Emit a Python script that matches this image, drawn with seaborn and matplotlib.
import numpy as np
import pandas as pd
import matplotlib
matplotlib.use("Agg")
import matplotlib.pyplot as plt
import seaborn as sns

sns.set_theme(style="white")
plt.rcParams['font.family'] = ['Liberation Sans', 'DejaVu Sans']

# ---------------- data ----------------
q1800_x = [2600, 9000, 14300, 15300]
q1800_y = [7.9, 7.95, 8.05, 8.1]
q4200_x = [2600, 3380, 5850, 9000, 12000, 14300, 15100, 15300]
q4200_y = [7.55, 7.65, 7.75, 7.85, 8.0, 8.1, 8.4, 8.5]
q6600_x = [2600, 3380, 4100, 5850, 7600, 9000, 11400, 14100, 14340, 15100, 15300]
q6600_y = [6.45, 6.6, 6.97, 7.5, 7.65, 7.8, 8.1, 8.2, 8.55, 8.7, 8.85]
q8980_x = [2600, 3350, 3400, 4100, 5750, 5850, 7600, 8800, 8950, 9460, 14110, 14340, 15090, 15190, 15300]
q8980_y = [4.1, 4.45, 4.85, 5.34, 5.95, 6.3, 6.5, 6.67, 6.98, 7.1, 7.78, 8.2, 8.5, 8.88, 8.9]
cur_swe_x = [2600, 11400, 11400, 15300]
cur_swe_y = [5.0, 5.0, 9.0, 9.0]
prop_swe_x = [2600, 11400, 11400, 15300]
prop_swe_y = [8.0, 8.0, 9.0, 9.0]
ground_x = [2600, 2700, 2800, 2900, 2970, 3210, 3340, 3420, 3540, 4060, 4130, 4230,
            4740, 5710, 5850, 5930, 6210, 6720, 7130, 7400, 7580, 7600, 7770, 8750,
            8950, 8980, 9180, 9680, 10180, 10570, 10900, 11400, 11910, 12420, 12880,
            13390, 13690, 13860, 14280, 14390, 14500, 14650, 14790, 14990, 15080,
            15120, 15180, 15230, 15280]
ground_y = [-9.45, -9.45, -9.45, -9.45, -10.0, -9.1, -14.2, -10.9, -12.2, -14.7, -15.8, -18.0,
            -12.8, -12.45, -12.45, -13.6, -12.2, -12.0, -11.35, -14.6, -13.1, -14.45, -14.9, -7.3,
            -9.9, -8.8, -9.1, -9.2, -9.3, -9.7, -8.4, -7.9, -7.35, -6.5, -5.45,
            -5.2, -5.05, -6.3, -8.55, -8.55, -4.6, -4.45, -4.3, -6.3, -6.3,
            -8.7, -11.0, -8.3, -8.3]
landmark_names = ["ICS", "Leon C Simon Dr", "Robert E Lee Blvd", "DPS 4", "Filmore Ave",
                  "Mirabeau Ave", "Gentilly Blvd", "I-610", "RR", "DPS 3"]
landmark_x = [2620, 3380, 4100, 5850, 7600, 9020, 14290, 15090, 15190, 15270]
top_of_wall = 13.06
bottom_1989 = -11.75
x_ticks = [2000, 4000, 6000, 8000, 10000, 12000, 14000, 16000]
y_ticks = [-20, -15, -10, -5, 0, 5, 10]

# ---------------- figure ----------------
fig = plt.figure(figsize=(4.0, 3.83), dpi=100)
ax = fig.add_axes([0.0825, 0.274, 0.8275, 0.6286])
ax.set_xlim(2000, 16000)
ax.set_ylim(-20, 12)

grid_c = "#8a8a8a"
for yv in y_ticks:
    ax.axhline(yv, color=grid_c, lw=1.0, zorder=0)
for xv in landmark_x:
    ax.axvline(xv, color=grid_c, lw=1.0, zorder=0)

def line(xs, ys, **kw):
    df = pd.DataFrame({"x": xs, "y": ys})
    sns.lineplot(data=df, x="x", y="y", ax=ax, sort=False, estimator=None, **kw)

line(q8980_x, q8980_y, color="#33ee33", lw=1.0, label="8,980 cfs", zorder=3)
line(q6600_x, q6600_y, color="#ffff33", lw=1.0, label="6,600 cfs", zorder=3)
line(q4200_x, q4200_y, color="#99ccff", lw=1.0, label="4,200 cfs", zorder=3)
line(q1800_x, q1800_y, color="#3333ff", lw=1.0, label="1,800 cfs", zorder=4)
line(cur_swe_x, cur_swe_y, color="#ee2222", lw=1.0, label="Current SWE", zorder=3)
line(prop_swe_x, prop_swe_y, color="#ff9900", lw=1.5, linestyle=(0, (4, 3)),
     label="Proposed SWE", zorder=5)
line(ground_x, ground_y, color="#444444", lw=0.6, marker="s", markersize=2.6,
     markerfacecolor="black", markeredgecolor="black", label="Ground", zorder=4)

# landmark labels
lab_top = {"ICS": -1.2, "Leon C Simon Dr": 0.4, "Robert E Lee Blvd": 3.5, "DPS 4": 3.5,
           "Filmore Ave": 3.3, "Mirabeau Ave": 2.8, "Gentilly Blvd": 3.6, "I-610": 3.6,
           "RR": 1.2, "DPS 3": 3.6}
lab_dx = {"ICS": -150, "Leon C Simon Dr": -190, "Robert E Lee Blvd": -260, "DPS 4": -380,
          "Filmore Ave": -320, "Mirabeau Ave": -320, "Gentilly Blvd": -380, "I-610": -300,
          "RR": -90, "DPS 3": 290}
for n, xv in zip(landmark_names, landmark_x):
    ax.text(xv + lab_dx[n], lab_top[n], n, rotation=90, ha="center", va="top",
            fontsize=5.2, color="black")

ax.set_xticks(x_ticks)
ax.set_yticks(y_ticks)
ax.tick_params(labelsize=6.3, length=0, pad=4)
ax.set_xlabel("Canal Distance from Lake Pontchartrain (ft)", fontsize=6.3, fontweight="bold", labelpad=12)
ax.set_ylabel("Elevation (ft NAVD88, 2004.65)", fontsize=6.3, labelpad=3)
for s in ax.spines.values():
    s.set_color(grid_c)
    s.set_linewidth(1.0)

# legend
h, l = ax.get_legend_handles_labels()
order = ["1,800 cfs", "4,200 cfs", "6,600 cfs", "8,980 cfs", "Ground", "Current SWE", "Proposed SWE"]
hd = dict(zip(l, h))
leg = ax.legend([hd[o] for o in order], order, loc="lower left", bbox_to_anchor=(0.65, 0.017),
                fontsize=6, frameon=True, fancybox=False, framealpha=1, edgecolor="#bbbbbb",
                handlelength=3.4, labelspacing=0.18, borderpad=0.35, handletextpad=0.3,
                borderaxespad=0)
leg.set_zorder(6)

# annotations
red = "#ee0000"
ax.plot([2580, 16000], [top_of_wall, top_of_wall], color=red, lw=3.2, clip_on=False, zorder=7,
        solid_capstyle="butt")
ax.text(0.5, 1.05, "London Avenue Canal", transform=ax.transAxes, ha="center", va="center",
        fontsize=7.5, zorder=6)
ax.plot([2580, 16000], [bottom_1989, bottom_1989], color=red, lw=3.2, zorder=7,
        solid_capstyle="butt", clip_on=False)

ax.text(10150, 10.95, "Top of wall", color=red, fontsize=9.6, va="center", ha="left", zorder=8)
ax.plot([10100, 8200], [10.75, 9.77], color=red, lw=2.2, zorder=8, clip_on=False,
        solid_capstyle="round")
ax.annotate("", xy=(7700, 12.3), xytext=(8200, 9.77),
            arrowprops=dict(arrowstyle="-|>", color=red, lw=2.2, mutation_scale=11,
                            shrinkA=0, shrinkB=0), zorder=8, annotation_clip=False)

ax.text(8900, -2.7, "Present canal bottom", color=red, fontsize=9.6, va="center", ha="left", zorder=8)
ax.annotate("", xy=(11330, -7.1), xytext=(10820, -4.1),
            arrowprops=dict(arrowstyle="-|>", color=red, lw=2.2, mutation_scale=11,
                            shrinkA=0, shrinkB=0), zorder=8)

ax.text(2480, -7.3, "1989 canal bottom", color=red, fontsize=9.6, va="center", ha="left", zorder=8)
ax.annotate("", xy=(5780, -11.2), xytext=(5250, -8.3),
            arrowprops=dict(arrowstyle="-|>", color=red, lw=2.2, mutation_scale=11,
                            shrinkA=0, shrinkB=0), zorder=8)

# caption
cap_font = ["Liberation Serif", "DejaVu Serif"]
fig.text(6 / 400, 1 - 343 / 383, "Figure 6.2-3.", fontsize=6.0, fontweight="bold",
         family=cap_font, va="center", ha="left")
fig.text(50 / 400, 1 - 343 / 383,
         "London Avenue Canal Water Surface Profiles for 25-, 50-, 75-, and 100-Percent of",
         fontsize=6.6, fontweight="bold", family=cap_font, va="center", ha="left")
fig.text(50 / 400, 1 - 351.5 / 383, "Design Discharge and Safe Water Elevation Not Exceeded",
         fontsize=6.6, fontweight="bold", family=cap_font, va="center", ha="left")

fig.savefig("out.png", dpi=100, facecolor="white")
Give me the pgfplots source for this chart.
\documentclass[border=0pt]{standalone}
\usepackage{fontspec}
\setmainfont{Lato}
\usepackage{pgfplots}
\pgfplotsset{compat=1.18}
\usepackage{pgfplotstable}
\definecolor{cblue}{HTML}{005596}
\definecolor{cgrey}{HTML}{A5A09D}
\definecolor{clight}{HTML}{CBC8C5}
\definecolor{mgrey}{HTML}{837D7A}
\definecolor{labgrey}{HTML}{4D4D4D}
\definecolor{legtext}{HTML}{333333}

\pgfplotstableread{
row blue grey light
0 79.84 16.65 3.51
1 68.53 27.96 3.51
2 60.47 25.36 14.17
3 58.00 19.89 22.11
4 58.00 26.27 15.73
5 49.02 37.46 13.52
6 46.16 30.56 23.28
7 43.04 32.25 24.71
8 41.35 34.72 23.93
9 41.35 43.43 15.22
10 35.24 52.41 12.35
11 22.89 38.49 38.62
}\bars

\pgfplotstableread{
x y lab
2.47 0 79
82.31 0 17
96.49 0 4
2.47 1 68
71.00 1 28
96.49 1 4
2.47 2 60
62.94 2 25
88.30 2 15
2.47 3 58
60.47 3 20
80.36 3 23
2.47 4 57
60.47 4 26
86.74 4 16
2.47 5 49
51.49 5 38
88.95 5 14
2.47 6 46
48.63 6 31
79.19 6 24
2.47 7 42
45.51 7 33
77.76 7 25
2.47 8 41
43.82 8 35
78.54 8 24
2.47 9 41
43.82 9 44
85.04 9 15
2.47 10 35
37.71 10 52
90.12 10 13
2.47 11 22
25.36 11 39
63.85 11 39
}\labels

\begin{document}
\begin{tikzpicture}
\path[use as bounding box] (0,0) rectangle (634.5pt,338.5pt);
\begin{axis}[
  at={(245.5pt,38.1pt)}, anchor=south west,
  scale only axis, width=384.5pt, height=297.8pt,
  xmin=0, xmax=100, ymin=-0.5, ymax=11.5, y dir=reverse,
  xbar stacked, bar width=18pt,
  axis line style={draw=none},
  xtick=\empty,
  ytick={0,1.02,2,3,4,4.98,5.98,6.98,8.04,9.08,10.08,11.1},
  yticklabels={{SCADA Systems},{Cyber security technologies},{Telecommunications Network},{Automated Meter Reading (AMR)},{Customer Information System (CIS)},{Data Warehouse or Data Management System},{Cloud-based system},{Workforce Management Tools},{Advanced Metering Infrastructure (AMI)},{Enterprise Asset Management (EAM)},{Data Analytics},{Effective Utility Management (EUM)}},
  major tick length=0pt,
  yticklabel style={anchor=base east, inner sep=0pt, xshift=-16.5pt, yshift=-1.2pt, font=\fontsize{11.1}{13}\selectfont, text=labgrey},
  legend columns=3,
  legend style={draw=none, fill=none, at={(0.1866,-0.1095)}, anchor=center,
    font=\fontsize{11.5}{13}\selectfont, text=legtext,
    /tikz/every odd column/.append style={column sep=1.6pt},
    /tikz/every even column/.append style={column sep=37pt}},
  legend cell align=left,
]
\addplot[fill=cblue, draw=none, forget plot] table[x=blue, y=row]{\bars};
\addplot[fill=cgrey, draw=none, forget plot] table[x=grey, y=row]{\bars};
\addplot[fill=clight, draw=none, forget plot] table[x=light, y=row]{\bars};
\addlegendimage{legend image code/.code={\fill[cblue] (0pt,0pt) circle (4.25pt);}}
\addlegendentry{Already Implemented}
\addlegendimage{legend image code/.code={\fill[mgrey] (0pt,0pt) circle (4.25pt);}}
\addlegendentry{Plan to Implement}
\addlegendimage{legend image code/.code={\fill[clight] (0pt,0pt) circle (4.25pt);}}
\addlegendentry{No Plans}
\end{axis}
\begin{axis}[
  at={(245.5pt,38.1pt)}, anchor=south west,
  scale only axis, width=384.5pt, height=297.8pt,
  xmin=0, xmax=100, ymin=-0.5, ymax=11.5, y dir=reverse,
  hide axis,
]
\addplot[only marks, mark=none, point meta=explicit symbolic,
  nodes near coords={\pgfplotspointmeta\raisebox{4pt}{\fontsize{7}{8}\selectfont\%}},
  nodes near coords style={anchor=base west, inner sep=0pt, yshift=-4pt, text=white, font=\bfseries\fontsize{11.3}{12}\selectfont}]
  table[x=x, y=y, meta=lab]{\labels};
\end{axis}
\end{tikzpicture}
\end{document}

========================================================================

Aim – Return only the lines from the beginning of the material up to and including the line with "plt.rcParams['font.family'] = ['Liberation", exactly as written.

Result –
Emit a Python script that matches this image, drawn with seaborn and matplotlib.
import numpy as np
import pandas as pd
import matplotlib
matplotlib.use("Agg")
import matplotlib.pyplot as plt
import seaborn as sns

sns.set_theme(style="white")
plt.rcParams['font.family'] = ['Liberation Sans', 'DejaVu Sans']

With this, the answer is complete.